As an administrator, I set my management system to clean up and then re-deploy the agent package if McAfee Security is not found in the computer's inventory scan. The alternative is that I cut off their network access, because the computer no longer meets the organization's minimum compliance requirements. Administrators don't like being undermined, particularly in relation to security matters.
You should check your employment conditions, security requirements or conduct regulations - most organizations will have a clause involving tampering with the organization's systems, including both physical (eg: security card scanner) and software (firewall, virus scanner) security systems, and indeed it may be a dismissable offence (there are certain organizations where if you change the desktop picture, you're frog-marched out the door).
You may think, it's a Mac, what could go wrong?
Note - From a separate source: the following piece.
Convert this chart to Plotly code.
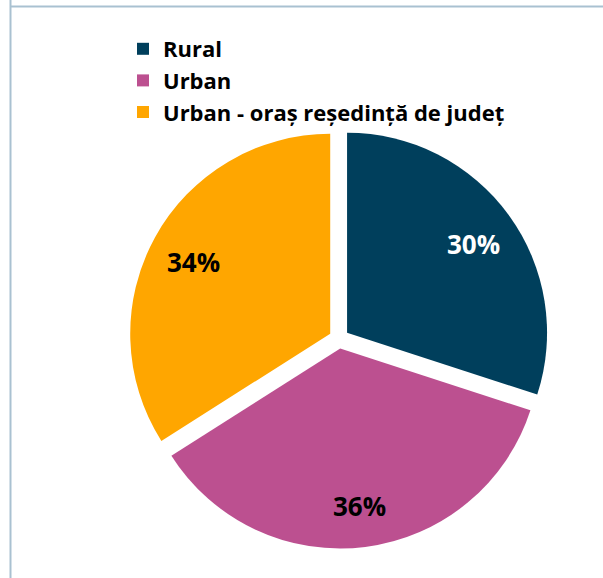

Companies get very protective of their data, as it's often worth millions. While it might not be possible to directly be affected, they'll be peeved if an infected document is traced back to you. While you might be relatively "immune", it's about being a good citizen and not passing on an infection to others, even if it doesn't affect you.
Not trying to sound like a dick, but if it is indeed a company machine, you should think twice about messing with it, before there's a knock on your office door from someone wanting answers. Contact your company's IT group, report the fault and give them an opportunity to fix it (they can't fix things they don't know about), so that you're both happy, instead of coming up with your own unauthorized workaround.